“Slim” Pickings?

In a follow-up to the previous blog on the need for clearer privatization and stock market rules and better corporate governance in China’s new multi-billion businesses, I’d like to mention this interesting Foreign Policy article. The article focuses on Carlos Slim, the owner of Mexico’s telecommunications giant Telmex, who is the world’s richest man with the net worth equivalent to whopping 6.6 percent of Mexico’s GDP. But it also explores the broader global trend of the emergence of super-rich in developing countries.

    In 1990, there were only a handful of multinationals based in emerging-market countries on the Fortune 500 list of companies; in 2006, there were 52. Their influence and wealth are growing by the day—and not just within the developing world. … The 10 Mexicans on Forbes’ billionaires list in 2007 had a total net worth of $74.1 billion, almost three times the $24.9 billion that Mexican Forbes billionaires had in 2000. Mexico is certainly not alone; the aggregate wealth of a country’s billionaires as a percentage of GDP is even higher in Chile, Kuwait, Malaysia, Russia, and Saudi Arabia. The number of Indian and Chinese billionaires on the Forbes list nearly doubled during the past year.

A troubling aspect of this trend is that those emerging billionaires often came to their riches through liaisons between big business and less-than-transparent governments:

    A study published last year showed that half of the billionaires in Mexico benefited in some way from the privatization process of the 1980s and 1990s.
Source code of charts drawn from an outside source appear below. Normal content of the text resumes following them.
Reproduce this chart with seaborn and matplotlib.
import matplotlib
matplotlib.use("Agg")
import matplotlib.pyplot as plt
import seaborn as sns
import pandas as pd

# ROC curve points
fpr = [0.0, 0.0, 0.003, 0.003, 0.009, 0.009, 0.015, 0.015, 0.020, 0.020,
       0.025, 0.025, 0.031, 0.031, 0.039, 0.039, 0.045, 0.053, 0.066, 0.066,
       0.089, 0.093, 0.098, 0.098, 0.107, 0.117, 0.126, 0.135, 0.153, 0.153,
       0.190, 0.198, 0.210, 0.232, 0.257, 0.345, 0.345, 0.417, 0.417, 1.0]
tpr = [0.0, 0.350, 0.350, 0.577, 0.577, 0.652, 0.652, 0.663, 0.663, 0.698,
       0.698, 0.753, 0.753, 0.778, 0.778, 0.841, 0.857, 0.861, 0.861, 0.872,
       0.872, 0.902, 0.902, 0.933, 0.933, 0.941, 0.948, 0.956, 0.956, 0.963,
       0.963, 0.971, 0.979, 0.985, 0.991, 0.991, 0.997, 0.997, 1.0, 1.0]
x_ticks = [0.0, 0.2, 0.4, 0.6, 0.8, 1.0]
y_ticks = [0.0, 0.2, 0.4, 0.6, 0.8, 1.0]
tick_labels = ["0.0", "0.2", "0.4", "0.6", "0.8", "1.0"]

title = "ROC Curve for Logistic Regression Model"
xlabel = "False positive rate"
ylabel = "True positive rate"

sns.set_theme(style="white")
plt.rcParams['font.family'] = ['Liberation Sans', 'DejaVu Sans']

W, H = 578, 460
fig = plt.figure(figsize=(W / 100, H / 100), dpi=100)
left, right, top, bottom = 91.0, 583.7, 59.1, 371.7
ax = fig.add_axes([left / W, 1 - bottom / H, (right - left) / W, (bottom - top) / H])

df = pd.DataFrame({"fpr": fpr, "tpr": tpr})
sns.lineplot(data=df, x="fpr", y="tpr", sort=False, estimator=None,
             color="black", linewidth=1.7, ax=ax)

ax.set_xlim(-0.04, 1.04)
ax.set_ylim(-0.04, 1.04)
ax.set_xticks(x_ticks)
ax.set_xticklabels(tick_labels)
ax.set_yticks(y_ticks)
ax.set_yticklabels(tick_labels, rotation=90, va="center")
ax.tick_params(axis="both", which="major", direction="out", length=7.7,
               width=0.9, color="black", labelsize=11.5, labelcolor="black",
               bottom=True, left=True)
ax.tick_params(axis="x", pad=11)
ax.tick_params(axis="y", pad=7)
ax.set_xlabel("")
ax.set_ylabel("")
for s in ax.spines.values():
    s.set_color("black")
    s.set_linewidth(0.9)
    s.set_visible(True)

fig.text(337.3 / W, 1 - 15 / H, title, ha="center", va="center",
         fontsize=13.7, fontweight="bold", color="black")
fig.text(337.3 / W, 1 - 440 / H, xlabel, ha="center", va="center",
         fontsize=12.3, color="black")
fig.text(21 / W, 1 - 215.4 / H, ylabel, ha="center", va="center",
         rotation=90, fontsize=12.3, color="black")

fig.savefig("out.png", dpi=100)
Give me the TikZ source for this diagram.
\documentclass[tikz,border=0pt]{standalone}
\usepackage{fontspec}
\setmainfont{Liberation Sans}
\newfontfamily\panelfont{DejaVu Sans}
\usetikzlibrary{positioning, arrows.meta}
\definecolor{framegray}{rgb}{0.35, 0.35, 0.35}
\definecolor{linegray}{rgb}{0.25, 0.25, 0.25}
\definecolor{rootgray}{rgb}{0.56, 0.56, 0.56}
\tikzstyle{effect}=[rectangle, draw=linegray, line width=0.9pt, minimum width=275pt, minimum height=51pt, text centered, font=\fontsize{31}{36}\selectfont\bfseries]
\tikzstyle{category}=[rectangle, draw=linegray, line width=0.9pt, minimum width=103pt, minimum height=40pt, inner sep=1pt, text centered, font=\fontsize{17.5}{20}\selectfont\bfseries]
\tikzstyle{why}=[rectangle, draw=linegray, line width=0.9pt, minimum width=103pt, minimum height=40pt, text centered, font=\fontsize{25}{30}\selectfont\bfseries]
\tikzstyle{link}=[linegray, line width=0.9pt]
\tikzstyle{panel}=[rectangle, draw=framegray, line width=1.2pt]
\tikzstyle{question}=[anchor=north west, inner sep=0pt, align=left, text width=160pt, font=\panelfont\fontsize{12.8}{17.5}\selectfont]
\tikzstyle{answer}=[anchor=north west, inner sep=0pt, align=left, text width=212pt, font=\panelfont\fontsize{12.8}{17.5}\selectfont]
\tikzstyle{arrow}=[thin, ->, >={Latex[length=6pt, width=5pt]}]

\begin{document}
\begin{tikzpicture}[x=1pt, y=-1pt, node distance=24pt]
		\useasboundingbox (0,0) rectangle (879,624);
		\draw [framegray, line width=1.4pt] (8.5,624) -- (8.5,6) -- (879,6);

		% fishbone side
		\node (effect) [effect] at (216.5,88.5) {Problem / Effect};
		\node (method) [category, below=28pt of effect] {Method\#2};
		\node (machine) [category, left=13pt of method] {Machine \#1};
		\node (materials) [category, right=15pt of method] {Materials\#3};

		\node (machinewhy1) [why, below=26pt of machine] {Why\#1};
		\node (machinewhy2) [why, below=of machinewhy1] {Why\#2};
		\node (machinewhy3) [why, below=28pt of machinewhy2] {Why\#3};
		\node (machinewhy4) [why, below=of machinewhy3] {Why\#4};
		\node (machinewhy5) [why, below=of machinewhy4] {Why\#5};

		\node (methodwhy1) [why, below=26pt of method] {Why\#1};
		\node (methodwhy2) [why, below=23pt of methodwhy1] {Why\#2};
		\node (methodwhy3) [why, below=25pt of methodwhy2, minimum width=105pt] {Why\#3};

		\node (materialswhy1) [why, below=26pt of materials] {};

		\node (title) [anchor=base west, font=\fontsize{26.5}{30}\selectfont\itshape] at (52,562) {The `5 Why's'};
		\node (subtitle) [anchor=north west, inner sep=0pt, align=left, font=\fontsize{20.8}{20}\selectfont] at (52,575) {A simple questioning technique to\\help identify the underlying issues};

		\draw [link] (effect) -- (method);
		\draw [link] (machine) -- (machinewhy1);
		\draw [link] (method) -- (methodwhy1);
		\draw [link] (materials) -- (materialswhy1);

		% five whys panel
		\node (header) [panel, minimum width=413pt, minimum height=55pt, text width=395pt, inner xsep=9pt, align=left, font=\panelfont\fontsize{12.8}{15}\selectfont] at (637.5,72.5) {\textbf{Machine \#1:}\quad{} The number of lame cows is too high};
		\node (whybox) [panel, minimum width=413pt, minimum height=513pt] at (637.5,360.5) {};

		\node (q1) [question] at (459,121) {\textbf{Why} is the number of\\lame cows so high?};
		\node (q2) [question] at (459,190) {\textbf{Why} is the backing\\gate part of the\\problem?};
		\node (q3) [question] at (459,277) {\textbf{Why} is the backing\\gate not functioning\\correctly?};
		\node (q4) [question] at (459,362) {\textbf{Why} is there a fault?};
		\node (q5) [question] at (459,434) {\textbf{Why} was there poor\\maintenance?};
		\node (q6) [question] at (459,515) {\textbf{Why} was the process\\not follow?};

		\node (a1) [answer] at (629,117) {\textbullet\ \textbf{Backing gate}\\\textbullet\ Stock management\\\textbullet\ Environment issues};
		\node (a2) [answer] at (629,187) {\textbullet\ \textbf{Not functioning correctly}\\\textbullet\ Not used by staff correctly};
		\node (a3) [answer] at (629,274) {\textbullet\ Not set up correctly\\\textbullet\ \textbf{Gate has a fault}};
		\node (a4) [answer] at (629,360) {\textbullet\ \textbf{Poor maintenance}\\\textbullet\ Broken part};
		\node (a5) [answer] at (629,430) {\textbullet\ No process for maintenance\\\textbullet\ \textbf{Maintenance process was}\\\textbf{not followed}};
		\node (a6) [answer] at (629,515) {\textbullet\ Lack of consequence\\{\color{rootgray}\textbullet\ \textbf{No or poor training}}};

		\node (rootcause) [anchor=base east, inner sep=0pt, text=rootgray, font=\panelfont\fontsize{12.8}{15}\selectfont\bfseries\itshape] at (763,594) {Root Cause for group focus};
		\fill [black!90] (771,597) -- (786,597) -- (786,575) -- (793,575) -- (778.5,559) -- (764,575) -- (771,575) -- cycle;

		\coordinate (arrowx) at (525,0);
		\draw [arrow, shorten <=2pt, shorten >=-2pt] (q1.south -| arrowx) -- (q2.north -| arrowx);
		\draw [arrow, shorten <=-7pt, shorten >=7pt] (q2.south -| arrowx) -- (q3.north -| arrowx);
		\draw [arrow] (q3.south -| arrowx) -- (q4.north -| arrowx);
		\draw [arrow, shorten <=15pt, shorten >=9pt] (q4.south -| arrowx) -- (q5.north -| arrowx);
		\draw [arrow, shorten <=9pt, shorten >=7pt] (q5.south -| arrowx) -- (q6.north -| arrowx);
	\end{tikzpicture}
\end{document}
Indeed, the success of Slim and other new billionaires often seems less attributable to their skill as businessmen than to their bona fides as politicians. In many cases, their true savvy was to move quickly when opportunities presented themselves and to cultivate the connections among bureaucrats, regulators, and politicians that they needed to take advantage of economies that were either in transition or changing fast.

It is no wonder that such questionable mechanisms for wealth generation are often equated with a failure of free markets. But in fact the problem frequently lies in insufficient market reforms. The initial liberalization a la Washington Consensus in many developing countries was not followed by in-depth institutional reforms that would ensure transparency and accountability in business and politics alike. As long as murky privatizations and unclear connections with public officials prevail as the dominant mode of acquiring personal wealth, no level playing field exists for entrepreneurs to pursue their innovative visions and for businesses to compete on equal footing. If markets “work” only for select few, then no real market economy exists.